Set the data down again, exactly as it reads, but without the pictures.

################

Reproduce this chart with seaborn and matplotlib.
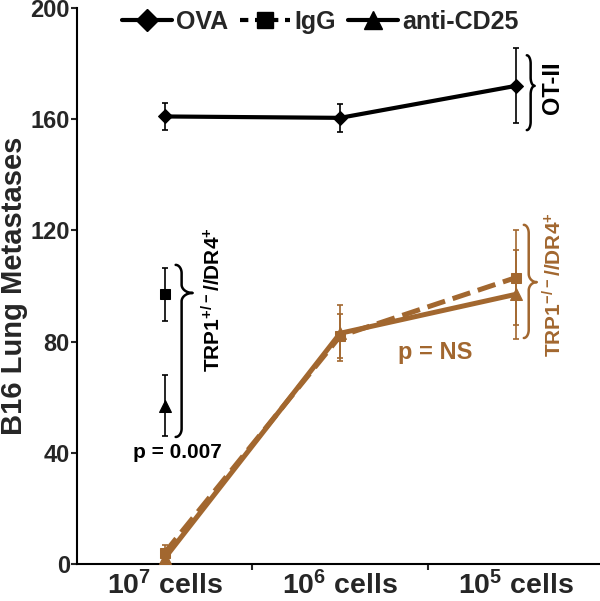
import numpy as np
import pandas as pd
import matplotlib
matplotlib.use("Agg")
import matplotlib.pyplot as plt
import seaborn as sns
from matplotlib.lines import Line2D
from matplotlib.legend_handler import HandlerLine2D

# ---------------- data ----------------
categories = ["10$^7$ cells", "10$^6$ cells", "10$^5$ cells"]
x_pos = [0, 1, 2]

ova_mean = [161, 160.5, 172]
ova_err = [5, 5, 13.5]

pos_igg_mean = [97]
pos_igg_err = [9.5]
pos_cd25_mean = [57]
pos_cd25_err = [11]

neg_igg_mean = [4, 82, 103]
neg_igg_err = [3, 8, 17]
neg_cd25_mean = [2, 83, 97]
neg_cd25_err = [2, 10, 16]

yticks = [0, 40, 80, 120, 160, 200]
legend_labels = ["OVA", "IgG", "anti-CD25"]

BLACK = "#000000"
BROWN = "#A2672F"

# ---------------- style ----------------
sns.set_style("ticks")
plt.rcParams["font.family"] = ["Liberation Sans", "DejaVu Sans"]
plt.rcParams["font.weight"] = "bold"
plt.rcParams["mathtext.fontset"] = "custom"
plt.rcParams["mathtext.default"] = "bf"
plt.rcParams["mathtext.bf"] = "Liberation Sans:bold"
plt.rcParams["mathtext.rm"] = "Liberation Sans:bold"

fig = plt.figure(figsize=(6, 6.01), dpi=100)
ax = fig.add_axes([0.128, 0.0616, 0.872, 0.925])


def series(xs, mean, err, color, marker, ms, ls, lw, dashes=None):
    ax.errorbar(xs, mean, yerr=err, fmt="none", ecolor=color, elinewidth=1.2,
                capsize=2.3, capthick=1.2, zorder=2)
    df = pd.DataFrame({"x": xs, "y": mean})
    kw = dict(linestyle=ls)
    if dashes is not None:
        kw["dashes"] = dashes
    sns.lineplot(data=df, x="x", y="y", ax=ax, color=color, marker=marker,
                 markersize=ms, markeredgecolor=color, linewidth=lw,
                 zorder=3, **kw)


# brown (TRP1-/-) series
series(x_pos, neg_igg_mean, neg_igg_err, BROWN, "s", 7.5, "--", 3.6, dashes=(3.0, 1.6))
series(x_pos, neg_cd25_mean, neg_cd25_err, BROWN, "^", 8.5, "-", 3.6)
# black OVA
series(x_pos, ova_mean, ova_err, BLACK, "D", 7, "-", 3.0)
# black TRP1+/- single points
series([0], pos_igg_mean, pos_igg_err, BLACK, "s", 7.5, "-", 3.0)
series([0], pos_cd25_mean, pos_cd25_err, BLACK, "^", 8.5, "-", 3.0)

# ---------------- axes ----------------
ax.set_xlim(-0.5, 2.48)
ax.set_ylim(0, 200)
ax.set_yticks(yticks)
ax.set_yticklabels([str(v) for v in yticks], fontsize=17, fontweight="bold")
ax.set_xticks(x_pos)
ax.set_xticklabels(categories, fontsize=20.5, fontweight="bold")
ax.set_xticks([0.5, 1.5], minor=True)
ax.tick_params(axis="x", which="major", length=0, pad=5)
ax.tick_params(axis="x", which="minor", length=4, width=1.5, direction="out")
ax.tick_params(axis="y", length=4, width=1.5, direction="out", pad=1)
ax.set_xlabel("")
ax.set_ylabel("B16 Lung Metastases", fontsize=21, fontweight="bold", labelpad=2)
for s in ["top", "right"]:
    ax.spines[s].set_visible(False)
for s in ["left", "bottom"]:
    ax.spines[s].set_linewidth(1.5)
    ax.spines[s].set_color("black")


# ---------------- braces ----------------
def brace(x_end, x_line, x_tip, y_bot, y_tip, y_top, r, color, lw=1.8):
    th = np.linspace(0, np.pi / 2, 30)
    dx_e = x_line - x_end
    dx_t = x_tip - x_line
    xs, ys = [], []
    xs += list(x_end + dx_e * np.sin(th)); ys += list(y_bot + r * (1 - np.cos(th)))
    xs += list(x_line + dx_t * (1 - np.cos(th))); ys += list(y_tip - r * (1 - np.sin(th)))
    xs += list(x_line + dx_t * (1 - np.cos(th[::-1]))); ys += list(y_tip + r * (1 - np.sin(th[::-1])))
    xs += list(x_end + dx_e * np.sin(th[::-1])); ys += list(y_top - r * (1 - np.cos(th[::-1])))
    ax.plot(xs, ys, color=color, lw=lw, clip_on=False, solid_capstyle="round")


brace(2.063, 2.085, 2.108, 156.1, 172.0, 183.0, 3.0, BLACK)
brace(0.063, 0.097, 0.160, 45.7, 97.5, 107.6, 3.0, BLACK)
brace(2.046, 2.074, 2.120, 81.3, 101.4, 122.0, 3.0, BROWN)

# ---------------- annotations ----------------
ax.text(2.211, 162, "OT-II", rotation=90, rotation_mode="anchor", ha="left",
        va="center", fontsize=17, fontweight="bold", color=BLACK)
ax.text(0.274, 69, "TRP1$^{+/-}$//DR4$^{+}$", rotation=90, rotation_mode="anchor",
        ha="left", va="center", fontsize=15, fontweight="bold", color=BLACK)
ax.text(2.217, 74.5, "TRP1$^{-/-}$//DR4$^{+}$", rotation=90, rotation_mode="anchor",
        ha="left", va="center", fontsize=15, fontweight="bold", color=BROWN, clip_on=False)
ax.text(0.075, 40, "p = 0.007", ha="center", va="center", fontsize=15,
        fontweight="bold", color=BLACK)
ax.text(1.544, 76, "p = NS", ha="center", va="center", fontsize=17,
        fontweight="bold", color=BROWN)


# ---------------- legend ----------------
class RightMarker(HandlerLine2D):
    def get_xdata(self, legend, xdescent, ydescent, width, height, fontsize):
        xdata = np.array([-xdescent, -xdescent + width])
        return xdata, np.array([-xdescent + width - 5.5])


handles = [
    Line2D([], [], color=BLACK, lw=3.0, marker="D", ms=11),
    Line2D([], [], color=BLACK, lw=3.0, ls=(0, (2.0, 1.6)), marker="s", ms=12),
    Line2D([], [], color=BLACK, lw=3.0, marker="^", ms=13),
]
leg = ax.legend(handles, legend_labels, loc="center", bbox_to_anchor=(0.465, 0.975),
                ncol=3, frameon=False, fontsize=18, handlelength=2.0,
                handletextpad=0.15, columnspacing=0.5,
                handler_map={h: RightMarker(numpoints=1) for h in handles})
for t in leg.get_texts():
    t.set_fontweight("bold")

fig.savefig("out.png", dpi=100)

################

» FULL SOLUTION:
Reproduce this chart with seaborn and matplotlib.
import numpy as np
import pandas as pd
import matplotlib
matplotlib.use("Agg")
import matplotlib.pyplot as plt
import seaborn as sns
from matplotlib.lines import Line2D
from matplotlib.legend_handler import HandlerLine2D

# ---------------- data ----------------
categories = ["10$^7$ cells", "10$^6$ cells", "10$^5$ cells"]
x_pos = [0, 1, 2]

ova_mean = [161, 160.5, 172]
ova_err = [5, 5, 13.5]

pos_igg_mean = [97]
pos_igg_err = [9.5]
pos_cd25_mean = [57]
pos_cd25_err = [11]

neg_igg_mean = [4, 82, 103]
neg_igg_err = [3, 8, 17]
neg_cd25_mean = [2, 83, 97]
neg_cd25_err = [2, 10, 16]

yticks = [0, 40, 80, 120, 160, 200]
legend_labels = ["OVA", "IgG", "anti-CD25"]

BLACK = "#000000"
BROWN = "#A2672F"

# ---------------- style ----------------
sns.set_style("ticks")
plt.rcParams["font.family"] = ["Liberation Sans", "DejaVu Sans"]
plt.rcParams["font.weight"] = "bold"
plt.rcParams["mathtext.fontset"] = "custom"
plt.rcParams["mathtext.default"] = "bf"
plt.rcParams["mathtext.bf"] = "Liberation Sans:bold"
plt.rcParams["mathtext.rm"] = "Liberation Sans:bold"

fig = plt.figure(figsize=(6, 6.01), dpi=100)
ax = fig.add_axes([0.128, 0.0616, 0.872, 0.925])


def series(xs, mean, err, color, marker, ms, ls, lw, dashes=None):
    ax.errorbar(xs, mean, yerr=err, fmt="none", ecolor=color, elinewidth=1.2,
                capsize=2.3, capthick=1.2, zorder=2)
    df = pd.DataFrame({"x": xs, "y": mean})
    kw = dict(linestyle=ls)
    if dashes is not None:
        kw["dashes"] = dashes
    sns.lineplot(data=df, x="x", y="y", ax=ax, color=color, marker=marker,
                 markersize=ms, markeredgecolor=color, linewidth=lw,
                 zorder=3, **kw)


# brown (TRP1-/-) series
series(x_pos, neg_igg_mean, neg_igg_err, BROWN, "s", 7.5, "--", 3.6, dashes=(3.0, 1.6))
series(x_pos, neg_cd25_mean, neg_cd25_err, BROWN, "^", 8.5, "-", 3.6)
# black OVA
series(x_pos, ova_mean, ova_err, BLACK, "D", 7, "-", 3.0)
# black TRP1+/- single points
series([0], pos_igg_mean, pos_igg_err, BLACK, "s", 7.5, "-", 3.0)
series([0], pos_cd25_mean, pos_cd25_err, BLACK, "^", 8.5, "-", 3.0)

# ---------------- axes ----------------
ax.set_xlim(-0.5, 2.48)
ax.set_ylim(0, 200)
ax.set_yticks(yticks)
ax.set_yticklabels([str(v) for v in yticks], fontsize=17, fontweight="bold")
ax.set_xticks(x_pos)
ax.set_xticklabels(categories, fontsize=20.5, fontweight="bold")
ax.set_xticks([0.5, 1.5], minor=True)
ax.tick_params(axis="x", which="major", length=0, pad=5)
ax.tick_params(axis="x", which="minor", length=4, width=1.5, direction="out")
ax.tick_params(axis="y", length=4, width=1.5, direction="out", pad=1)
ax.set_xlabel("")
ax.set_ylabel("B16 Lung Metastases", fontsize=21, fontweight="bold", labelpad=2)
for s in ["top", "right"]:
    ax.spines[s].set_visible(False)
for s in ["left", "bottom"]:
    ax.spines[s].set_linewidth(1.5)
    ax.spines[s].set_color("black")


# ---------------- braces ----------------
def brace(x_end, x_line, x_tip, y_bot, y_tip, y_top, r, color, lw=1.8):
    th = np.linspace(0, np.pi / 2, 30)
    dx_e = x_line - x_end
    dx_t = x_tip - x_line
    xs, ys = [], []
    xs += list(x_end + dx_e * np.sin(th)); ys += list(y_bot + r * (1 - np.cos(th)))
    xs += list(x_line + dx_t * (1 - np.cos(th))); ys += list(y_tip - r * (1 - np.sin(th)))
    xs += list(x_line + dx_t * (1 - np.cos(th[::-1]))); ys += list(y_tip + r * (1 - np.sin(th[::-1])))
    xs += list(x_end + dx_e * np.sin(th[::-1])); ys += list(y_top - r * (1 - np.cos(th[::-1])))
    ax.plot(xs, ys, color=color, lw=lw, clip_on=False, solid_capstyle="round")


brace(2.063, 2.085, 2.108, 156.1, 172.0, 183.0, 3.0, BLACK)
brace(0.063, 0.097, 0.160, 45.7, 97.5, 107.6, 3.0, BLACK)
brace(2.046, 2.074, 2.120, 81.3, 101.4, 122.0, 3.0, BROWN)

# ---------------- annotations ----------------
ax.text(2.211, 162, "OT-II", rotation=90, rotation_mode="anchor", ha="left",
        va="center", fontsize=17, fontweight="bold", color=BLACK)
ax.text(0.274, 69, "TRP1$^{+/-}$//DR4$^{+}$", rotation=90, rotation_mode="anchor",
        ha="left", va="center", fontsize=15, fontweight="bold", color=BLACK)
ax.text(2.217, 74.5, "TRP1$^{-/-}$//DR4$^{+}$", rotation=90, rotation_mode="anchor",
        ha="left", va="center", fontsize=15, fontweight="bold", color=BROWN, clip_on=False)
ax.text(0.075, 40, "p = 0.007", ha="center", va="center", fontsize=15,
        fontweight="bold", color=BLACK)
ax.text(1.544, 76, "p = NS", ha="center", va="center", fontsize=17,
        fontweight="bold", color=BROWN)


# ---------------- legend ----------------
class RightMarker(HandlerLine2D):
    def get_xdata(self, legend, xdescent, ydescent, width, height, fontsize):
        xdata = np.array([-xdescent, -xdescent + width])
        return xdata, np.array([-xdescent + width - 5.5])


handles = [
    Line2D([], [], color=BLACK, lw=3.0, marker="D", ms=11),
    Line2D([], [], color=BLACK, lw=3.0, ls=(0, (2.0, 1.6)), marker="s", ms=12),
    Line2D([], [], color=BLACK, lw=3.0, marker="^", ms=13),
]
leg = ax.legend(handles, legend_labels, loc="center", bbox_to_anchor=(0.465, 0.975),
                ncol=3, frameon=False, fontsize=18, handlelength=2.0,
                handletextpad=0.15, columnspacing=0.5,
                handler_map={h: RightMarker(numpoints=1) for h in handles})
for t in leg.get_texts():
    t.set_fontweight("bold")

fig.savefig("out.png", dpi=100)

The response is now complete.